As time goes on, people tend to forget how things came to be.
John A. Logan, a politician and Murphysboro’s favorite son, served as a general in the Union Army during the Civil War. Many credit him with founding Memorial Day 150 years ago, although not everyone agrees or even knows about it.
“The further we get from any event, public memory fades,” said P. Michael Jones, director of the Gen. John. A. Logan Museum in Murphysboro. “Our empathy for that event fades.”
When the Civil War began, the state of Illinois largely supported the Union, but large swaths of Southern Illinois — including the district that Logan, a Democrat, represented — were sympathetic to the Confederate cause. In 1861, being a Democrat meant siding with the Confederacy. By fighting for the Union, Logan bucked convention.
“He really chose country over party,” Jones said.
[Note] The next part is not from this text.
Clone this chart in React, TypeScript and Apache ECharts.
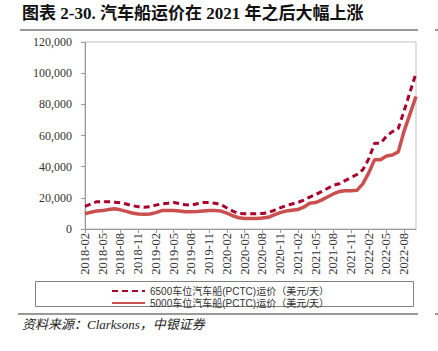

The wounds from the Civil War were still raw in the years after the 1865 Confederate surrender. The severity of a death toll thought to be around 700,000 was exacerbated by the fact that each was an American. Family members, friends and neighbors mourned their losses together. Entire communities were destroyed.
It became commonplace, mainly in the South, for mourners to put flags and flowers on the graves of fallen soldiers. There are published reports of memorial events taking place in numerous southern cities. Some even dubbed the events as “Memorial Day.”
In 1866, Waterloo, New York, hosted its first Memorial Day event. One hundred years later, the U.S. government recognized the town as the birthplace of Memorial Day.
“It’s a contested holiday, as far as who started it,” Jones said. “Logan must have known it was going on. Some felt it was imitating the Southern holiday.”
Few argue that Logan wasn’t inspired by ongoing events. In fact, his wife, Mary, told her husband that she saw faded flags and wilted flowers on soldiers’ graves during a trip to Virginia.
On May 5, 1868, Logan issued General Order No. 11, which designated May 30 “for the purpose of strewing with flowers or otherwise decorating the graves of comrades who died in defense of their country.” It became known as Decoration Day.
“That is the basis for the modern Memorial Day holiday,” Jones said.
The first Decoration Day event took place at Arlington National Cemetery, where Gen. James Garfield spoke and 5,000 people decorated the graves of more than 20,000 soldiers.
The holiday gradually changed from Decoration Day to Memorial Day, and in 1967, the name was made official. In 1971, Congress declared Memorial Day a national holiday and decided to observe the day on the last Monday of May.
While Logan’s influence in the establishment of Memorial Day may be somewhat overlooked, the significance of the holiday remains as stated in General Order No. 11:
“Let us, then, at the time appointed, gather around their sacred remains and garland the passionless mounds above them with choicest flowers of springtime; let us raise above them the dear old flag they saved from dishonor; let us in this solemn presence renew our pledges to aid and assist those whom they have left among us as sacred charges upon the nation's gratitude — the soldier’s and sailor’s widow and orphan.”